ETF Strategy Summit
October 15-16, 2018 | Hyatt Regency | Dallas, TX
John Davi – Astoria Portfolio Advisors
Diversified Approach to Factor Investing
John Davi is the Founder & CIO at Astoria Portfolio Advisors. The firm specializes in construction, management and subadvising of ETF model portfolios. We recently spoke with John, who will be speaking at our ETF Strategy Summit (Oct. 15 – 16 – Dallas), as he provided his thoughts on having a diversified approach to factor investing.
ETF Strategy Summit: What are the advantages to using a multi factor or factor-cycling product versus implementing single-factor ETFs in portfolios?
John Davi: The evidence suggests that higher risk adjusted returns are available if one were to invest in a set of factors that are robust, persistent, pervasive, intuitive, implementable, etc. compared to a single factor strategy. This is a large reason why Astoria invests in a diversified portfolio of factors not only across equities but across asset classes. I don’t know (and I doubt many others would know) when a particular factor will go in or out of style. The data suggests that some factors can be in and out of favor for decades. Astoria prefers a diversified approach to factor investing.
ETF Strategy Summit: Factor investing mavens often warn that it’s impossible or incredibly difficult to time factors – are they right?
John Davi: There is no evidence to suggest that you can time factors in such a way that is systematic, repeatable, and profitable across varying time periods. Do people try anyways? Of course, people are human and will try anything even if the odds are stacked against them. Do some people profit from factor timing? Anything is possible. But the key is can you do it systematically, repeatably, and in a scaled fashion? Astoria believes (which aligns with the actual evidence) that it’s significantly more important to pick a set of factors which are robust, pervasive, repeatable, explainable, implementable AND to invest in them for the long run. The bottom line is that investors should pick factors that have strong evidence, harvest them in a cost-effective manor, and stick with them for the long run – this gives you a higher probability to achieve attractive risk adjusted returns rather than trying to time factors. Moreover, I need to make an important point. Unfortunately, the investment management industry has become enamored with short duration capital. I don’t know too many strategies (if there are any at all) that have a high probability of making money in a systematic, repeatable, and scalable format with short duration capital.
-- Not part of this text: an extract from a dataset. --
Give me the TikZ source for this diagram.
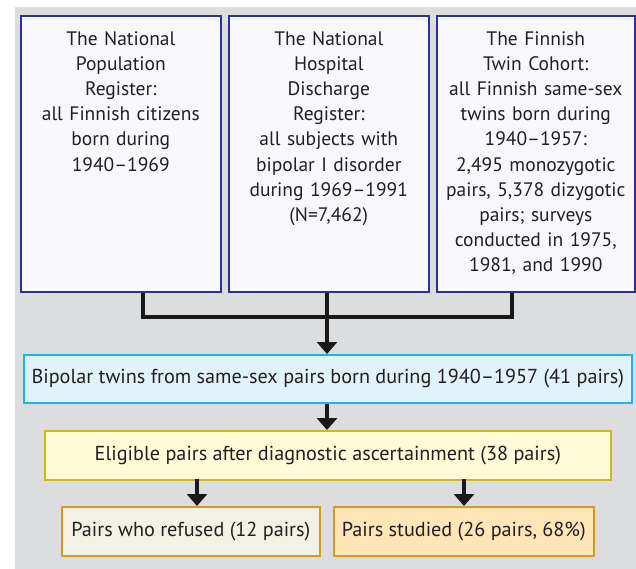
\documentclass[tikz,border=0pt]{standalone}
\usepackage{fontspec}
\setmainfont{PT Sans}
\usetikzlibrary{arrows.meta}
\definecolor{bgray}{HTML}{DCDDDE}
\definecolor{topfill}{HTML}{F8F8FC}
\definecolor{topdraw}{HTML}{2E3192}
\definecolor{bluefill}{HTML}{E0F3FB}
\definecolor{bluedraw}{HTML}{1EB4EA}
\definecolor{yelfill}{HTML}{FFFAD8}
\definecolor{yeldraw}{HTML}{CDBA1E}
\definecolor{lfill}{HTML}{F2F1E6}
\definecolor{rfill}{HTML}{FDE5B8}
\definecolor{odraw}{HTML}{D69A20}
\definecolor{txt}{HTML}{231F20}
\begin{document}
\begin{tikzpicture}[x=1pt,y=-1pt,
  box/.style={draw, line width=1.6pt, inner sep=0pt, anchor=north west},
  toptext/.style={anchor=north, text width=194pt, align=center, inner sep=0pt,
    font=\fontsize{19.5}{25.2}\selectfont, text=txt},
  midtext/.style={font=\fontsize{20.2}{22}\selectfont, text=txt, inner sep=0pt},
  conn/.style={line width=4pt, draw=black!90},
  arr/.style={conn, -{Triangle[width=20pt,length=12pt]}}]
\useasboundingbox (0,0) rectangle (636,569);
\fill[bgray] (15,7.5) rectangle (636,569);
% top boxes
\node[box, draw=topdraw, fill=topfill, minimum width=200pt, minimum height=276pt] (b1) at (20,15) {};
\node[box, draw=topdraw, fill=topfill, minimum width=200pt, minimum height=276pt] (b2) at (228,15) {};
\node[box, draw=topdraw, fill=topfill, minimum width=198pt, minimum height=276pt] (b3) at (436,15) {};
\node[toptext] (t1) at ([yshift=-16pt]b1.north) {The National\\Population\\Register:\\all Finnish citizens\\born during\\1940--1969};
\node[toptext] (t2) at ([yshift=-16pt]b2.north) {The National\\Hospital\\Discharge\\Register:\\all subjects with\\bipolar I disorder\\during 1969--1991\\(N=7,462)};
\node[toptext] (t3) at ([yshift=-16pt]b3.north) {The Finnish\\Twin Cohort:\\all Finnish same-sex\\twins born during\\1940--1957:\\2,495 monozygotic\\pairs, 5,378 dizygotic\\pairs; surveys\\conducted in 1975,\\1981, and 1990};
% lower boxes
\node[box, draw=bluedraw, fill=bluefill, minimum width=608pt, minimum height=48pt] (bp) at (23,354) {};
\node[midtext] (bpt) at (bp.center) {Bipolar twins from same-sex pairs born during 1940--1957 (41 pairs)};
\node[box, draw=yeldraw, fill=yelfill, minimum width=566pt, minimum height=49pt] (el) at (44,430) {};
\node[midtext] (elt) at (el.center) {Eligible pairs after diagnostic ascertainment (38 pairs)};
\node[box, draw=odraw, fill=lfill, minimum width=258pt, minimum height=49pt] (rf) at (61,506) {};
\node[midtext] (rft) at (rf.center) {Pairs who refused (12 pairs)};
\node[box, draw=odraw, fill=rfill, minimum width=260pt, minimum height=49pt] (st) at (333,506) {};
\node[midtext] (stt) at (st.center) {Pairs studied (26 pairs, 68\%)};
% connectors
\coordinate (j1) at (143,317);
\coordinate (j2) at (327,317);
\coordinate (j3) at (512,317);
\draw[conn] (b1.south -| j1) -- (j1) -- (j3) -- (b3.south -| j3);
\draw[conn] (b2.south -| j2) -- (j2);
\draw[arr] ([yshift=2pt]j2) -- (bp.north -| j2);
\draw[arr] (bp.south -| j2) -- (el.north -| j2);
\coordinate (k1) at (197,479);
\coordinate (k2) at (464,479);
\draw[arr] (k1) -- (rf.north -| k1);
\draw[arr] (k2) -- (st.north -| k2);
\end{tikzpicture}
\end{document}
ETF Strategy Summit: What are the advantages to actively managing factor exposures?
John Davi: People will always justify some rationale for doing what they do. How many people do you know that can time the market in a repeatable, systematic, and scalable format? Not many. If market timing is difficult, why on earth would you think you can time factors?
ETF Strategy Summit: What are the implications for interest rate increases and monetary tightening for factors widely available in ETFs?
John Davi: The repercussions of monetary tightening are quite significant, especially on the margin, and has enormous portfolio implications. Nobody is prepared for an aggressive fed rate cycle or a cycle with liquidity declining on the margin. People have plowed $2.5 trillion into bond funds since 2009 and I have yet to see any meaningful outflows. Keep in mind that aside from the Fed implementing QT and hiking rates, liquidity will further decline due to the ECB curtailing their QE program and eventually the BOJ will follow suit. My point is that we are entering a new cycle of less liquidity and liquidity is what ultimately drives markets. This year financial conditions have tightened significantly, and we believe this is a primary reason why the S&P 500 couldn’t sustain a more meaningful rally despite the blow off the top earnings in Q1. Stocks and bonds are positively correlated, people are underweight alternatives, and cash is an asset class that nobody wanted to own during the past decade. The bottom line in our view is that portfolios are not prepared for this transition period. A meaningful change in the liquidity cycle will likely revert in meaningful price action across factors. Astoria believes that the overarching theme in one’s portfolio should be value, quality, and mixing in other factors (Astoria likes momentum, carry, trend) to further enhance your portfolio risk characteristics.
ETF Strategy Summit: Where has the “value” factor gone – are there ETFs still delivering strong returns using value?
John Davi: The value factor has been out of favor – just like it has many times throughout history – as investors have been enamored with growth and momentum stocks. Astoria believes that investors should allocate now towards value & quality (along with the various other risk premiums we are harvesting) and avoid growth as the market transitions to this new liquidity cycle. We simply think there is a greater margin of safety in value stocks while growth is crowded with a high degree of vulnerability as this liquidity transition period picks up pace.
Be careful with how you pick your factor ETFs. Investors need to run bottom up screens to ensure they are getting the desired exposure they want. Most value ETFs have extremely low active share. In a previous life, we would work with institutional investors to construct optimized long/short baskets to purely isolate a factor exposure. There is a long/short Value ETF (CHEP) but it never got any significant traction. QVAL and IVAL are 2 long only value ETFs that provide meaningful active share. We use the latter for our international value exposure.
ETF Strategy Summit: Thanks John. We look forward to hearing more of your thoughts at the ETF Strategy Summit October 15 – 16 in Dallas.